**DATA PROVIDED**
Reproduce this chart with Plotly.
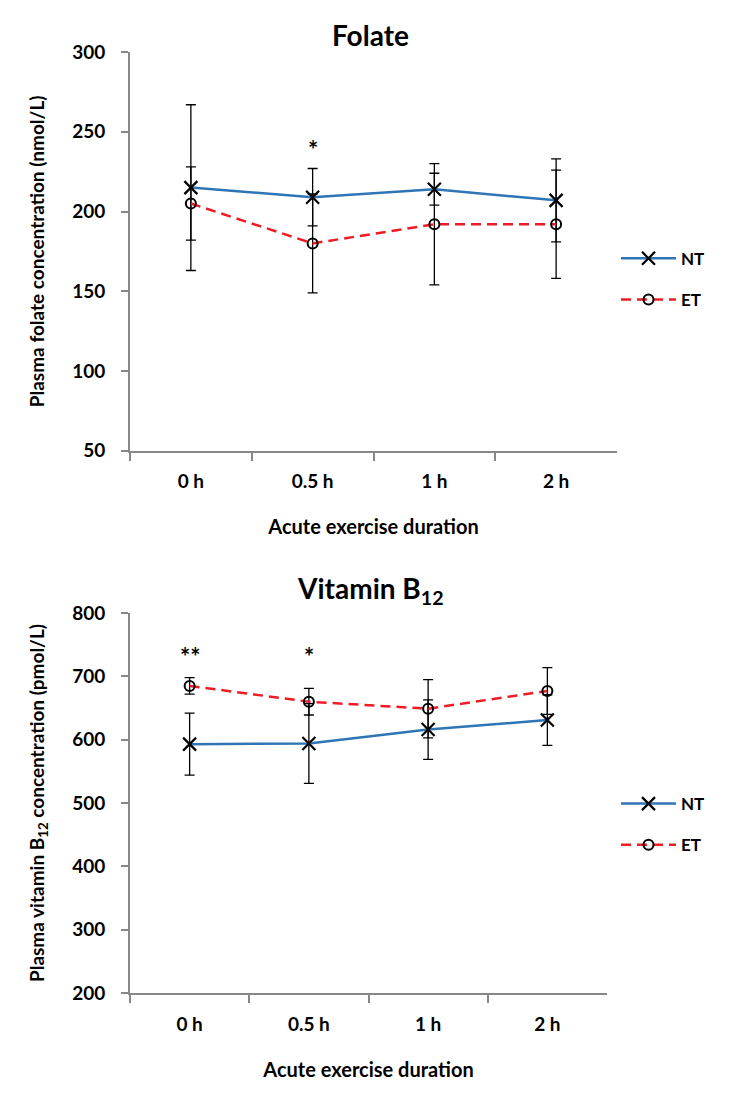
import plotly.graph_objects as go

# ---------------- data ----------------
categories = ["0 h", "0.5 h", "1 h", "2 h"]

folate_nt = [215, 209, 214, 207]
folate_nt_sd = [52, 18, 10, 26]
folate_et = [205, 180, 192, 192]
folate_et_sd = [23, 31, 38, 34]

b12_nt = [593, 594, 616, 631]
b12_nt_sd = [49, 63, 47, 40]
b12_et = [685, 660, 649, 677]
b12_et_sd = [13, 21, 46, 37]

folate_ticks = [50, 100, 150, 200, 250, 300]
b12_ticks = [200, 300, 400, 500, 600, 700, 800]

# significance marks (category, y position, label)
folate_sig = [("0.5 h", 239, "*")]
b12_sig = [("0 h", 732, "**"), ("0.5 h", 732, "*")]

# ---------------- style ----------------
W, H = 729, 1094
FONT = "Lato"
BLUE = "#2E75B6"
RED = "#EE1C25"
AXIS = "#888888"

def px_x(p):
    return p / W

def px_y(p):
    return 1 - p / H

fig = go.Figure()

def add_series(xa, ya, nt, nt_sd, et, et_sd, legend, tag):
    fig.add_trace(go.Scatter(
        x=categories, y=nt, name="NT", xaxis=xa, yaxis=ya, legend=legend,
        legendgroup=tag + "nt",
        mode="lines+markers",
        line=dict(color=BLUE, width=2.5),
        marker=dict(symbol="x-thin", size=13, color="black",
                    line=dict(color="black", width=2.2)),
        error_y=dict(type="data", array=nt_sd, visible=True,
                     color="black", thickness=1.3, width=5),
    ))
    fig.add_trace(go.Scatter(
        x=categories, y=et, name="ET", xaxis=xa, yaxis=ya, legend=legend,
        legendgroup=tag + "et",
        mode="lines+markers",
        line=dict(color=RED, width=2.5, dash="10px,6px"),
        marker=dict(symbol="circle-open", size=10, color="black",
                    line=dict(color="black", width=2)),
        error_y=dict(type="data", array=et_sd, visible=True,
                     color="black", thickness=1.3, width=5),
    ))

add_series("x", "y", folate_nt, folate_nt_sd, folate_et, folate_et_sd, "legend", "f")
add_series("x2", "y2", b12_nt, b12_nt_sd, b12_et, b12_et_sd, "legend2", "b")

tickfont = dict(family=FONT, size=19, color="black", weight="bold")
xtitlefont = dict(family=FONT, size=20, color="black", weight="bold")
ytitlefont = dict(family=FONT, size=19, color="black", weight="bold")
legfont = dict(family=FONT, size=17, color="black", weight="bold")

def xaxis_cfg(dom, anchor):
    return dict(
        domain=dom, anchor=anchor, type="category",
        categoryorder="array", categoryarray=categories,
        range=[-0.5, 3.5], tickson="boundaries",
        showline=True, linecolor=AXIS, linewidth=2,
        ticks="outside", ticklen=8, tickwidth=2, tickcolor=AXIS,
        showgrid=False, zeroline=False, tickfont=tickfont,
        ticklabelstandoff=13,
        title=dict(text="Acute exercise duration", font=xtitlefont, standoff=29),
    )

def yaxis_cfg(dom, anchor, rng, tv, title):
    return dict(
        domain=dom, anchor=anchor, range=rng, tickvals=tv,
        showline=True, linecolor=AXIS, linewidth=2,
        ticks="outside", ticklen=7, tickwidth=2, tickcolor=AXIS,
        showgrid=False, zeroline=False, tickfont=tickfont,
        ticklabelstandoff=12,
        title=dict(text=title, font=ytitlefont, standoff=22),
    )

fig.update_layout(
    width=W, height=H,
    margin=dict(l=0, r=0, t=0, b=0),
    paper_bgcolor="white", plot_bgcolor="white",
    showlegend=True,
    xaxis=xaxis_cfg([px_x(130), px_x(617)], "y"),
    yaxis=yaxis_cfg([px_y(448), px_y(41)], "x", [50, 300], folate_ticks,
                    "Plasma folate concentration (nmol/L)"),
    xaxis2=xaxis_cfg([px_x(130), px_x(607)], "y2"),
    yaxis2=yaxis_cfg([px_y(1002), px_y(614)], "x2", [200, 800], b12_ticks,
                     "Plasma vitamin B<sub>12</sub> concentration (pmol/L)"),
    legend=dict(x=px_x(616), y=px_y(273), xanchor="left", yanchor="middle",
                font=legfont, itemwidth=55, tracegroupgap=16,
                bgcolor="rgba(0,0,0,0)"),
    legend2=dict(x=px_x(616), y=px_y(830), xanchor="left", yanchor="middle",
                 font=legfont, itemwidth=55, tracegroupgap=16,
                 bgcolor="rgba(0,0,0,0)"),
    annotations=[
        dict(text="Folate", x=px_x(370), y=px_y(24), xref="paper", yref="paper",
             xanchor="center", yanchor="middle", showarrow=False,
             font=dict(family=FONT, size=28, color="black", weight="bold")),
        dict(text="Vitamin B<sub>12</sub>", x=px_x(370), y=px_y(590),
             xref="paper", yref="paper", xanchor="center", yanchor="middle",
             showarrow=False,
             font=dict(family=FONT, size=28, color="black", weight="bold")),
    ] + [
        dict(text=t, x=c, y=v, xref="x", yref="y", showarrow=False,
             font=dict(family=FONT, size=24, color="black", weight="bold"))
        for c, v, t in folate_sig
    ] + [
        dict(text=t, x=c, y=v, xref="x2", yref="y2", showarrow=False,
             font=dict(family=FONT, size=24, color="black", weight="bold"))
        for c, v, t in b12_sig
    ],
)

fig.write_html("out.html", config={"displayModeBar": False},
               post_script="document.body.style.margin='0px';")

**YOUR TASK**
Working from the material above, transcribe it exactly while omitting pictures.

**CORRECT RESULT**
Reproduce this chart with Plotly.
import plotly.graph_objects as go

# ---------------- data ----------------
categories = ["0 h", "0.5 h", "1 h", "2 h"]

folate_nt = [215, 209, 214, 207]
folate_nt_sd = [52, 18, 10, 26]
folate_et = [205, 180, 192, 192]
folate_et_sd = [23, 31, 38, 34]

b12_nt = [593, 594, 616, 631]
b12_nt_sd = [49, 63, 47, 40]
b12_et = [685, 660, 649, 677]
b12_et_sd = [13, 21, 46, 37]

folate_ticks = [50, 100, 150, 200, 250, 300]
b12_ticks = [200, 300, 400, 500, 600, 700, 800]

# significance marks (category, y position, label)
folate_sig = [("0.5 h", 239, "*")]
b12_sig = [("0 h", 732, "**"), ("0.5 h", 732, "*")]

# ---------------- style ----------------
W, H = 729, 1094
FONT = "Lato"
BLUE = "#2E75B6"
RED = "#EE1C25"
AXIS = "#888888"

def px_x(p):
    return p / W

def px_y(p):
    return 1 - p / H

fig = go.Figure()

def add_series(xa, ya, nt, nt_sd, et, et_sd, legend, tag):
    fig.add_trace(go.Scatter(
        x=categories, y=nt, name="NT", xaxis=xa, yaxis=ya, legend=legend,
        legendgroup=tag + "nt",
        mode="lines+markers",
        line=dict(color=BLUE, width=2.5),
        marker=dict(symbol="x-thin", size=13, color="black",
                    line=dict(color="black", width=2.2)),
        error_y=dict(type="data", array=nt_sd, visible=True,
                     color="black", thickness=1.3, width=5),
    ))
    fig.add_trace(go.Scatter(
        x=categories, y=et, name="ET", xaxis=xa, yaxis=ya, legend=legend,
        legendgroup=tag + "et",
        mode="lines+markers",
        line=dict(color=RED, width=2.5, dash="10px,6px"),
        marker=dict(symbol="circle-open", size=10, color="black",
                    line=dict(color="black", width=2)),
        error_y=dict(type="data", array=et_sd, visible=True,
                     color="black", thickness=1.3, width=5),
    ))

add_series("x", "y", folate_nt, folate_nt_sd, folate_et, folate_et_sd, "legend", "f")
add_series("x2", "y2", b12_nt, b12_nt_sd, b12_et, b12_et_sd, "legend2", "b")

tickfont = dict(family=FONT, size=19, color="black", weight="bold")
xtitlefont = dict(family=FONT, size=20, color="black", weight="bold")
ytitlefont = dict(family=FONT, size=19, color="black", weight="bold")
legfont = dict(family=FONT, size=17, color="black", weight="bold")

def xaxis_cfg(dom, anchor):
    return dict(
        domain=dom, anchor=anchor, type="category",
        categoryorder="array", categoryarray=categories,
        range=[-0.5, 3.5], tickson="boundaries",
        showline=True, linecolor=AXIS, linewidth=2,
        ticks="outside", ticklen=8, tickwidth=2, tickcolor=AXIS,
        showgrid=False, zeroline=False, tickfont=tickfont,
        ticklabelstandoff=13,
        title=dict(text="Acute exercise duration", font=xtitlefont, standoff=29),
    )

def yaxis_cfg(dom, anchor, rng, tv, title):
    return dict(
        domain=dom, anchor=anchor, range=rng, tickvals=tv,
        showline=True, linecolor=AXIS, linewidth=2,
        ticks="outside", ticklen=7, tickwidth=2, tickcolor=AXIS,
        showgrid=False, zeroline=False, tickfont=tickfont,
        ticklabelstandoff=12,
        title=dict(text=title, font=ytitlefont, standoff=22),
    )

fig.update_layout(
    width=W, height=H,
    margin=dict(l=0, r=0, t=0, b=0),
    paper_bgcolor="white", plot_bgcolor="white",
    showlegend=True,
    xaxis=xaxis_cfg([px_x(130), px_x(617)], "y"),
    yaxis=yaxis_cfg([px_y(448), px_y(41)], "x", [50, 300], folate_ticks,
                    "Plasma folate concentration (nmol/L)"),
    xaxis2=xaxis_cfg([px_x(130), px_x(607)], "y2"),
    yaxis2=yaxis_cfg([px_y(1002), px_y(614)], "x2", [200, 800], b12_ticks,
                     "Plasma vitamin B<sub>12</sub> concentration (pmol/L)"),
    legend=dict(x=px_x(616), y=px_y(273), xanchor="left", yanchor="middle",
                font=legfont, itemwidth=55, tracegroupgap=16,
                bgcolor="rgba(0,0,0,0)"),
    legend2=dict(x=px_x(616), y=px_y(830), xanchor="left", yanchor="middle",
                 font=legfont, itemwidth=55, tracegroupgap=16,
                 bgcolor="rgba(0,0,0,0)"),
    annotations=[
        dict(text="Folate", x=px_x(370), y=px_y(24), xref="paper", yref="paper",
             xanchor="center", yanchor="middle", showarrow=False,
             font=dict(family=FONT, size=28, color="black", weight="bold")),
        dict(text="Vitamin B<sub>12</sub>", x=px_x(370), y=px_y(590),
             xref="paper", yref="paper", xanchor="center", yanchor="middle",
             showarrow=False,
             font=dict(family=FONT, size=28, color="black", weight="bold")),
    ] + [
        dict(text=t, x=c, y=v, xref="x", yref="y", showarrow=False,
             font=dict(family=FONT, size=24, color="black", weight="bold"))
        for c, v, t in folate_sig
    ] + [
        dict(text=t, x=c, y=v, xref="x2", yref="y2", showarrow=False,
             font=dict(family=FONT, size=24, color="black", weight="bold"))
        for c, v, t in b12_sig
    ],
)

fig.write_html("out.html", config={"displayModeBar": False},
               post_script="document.body.style.margin='0px';")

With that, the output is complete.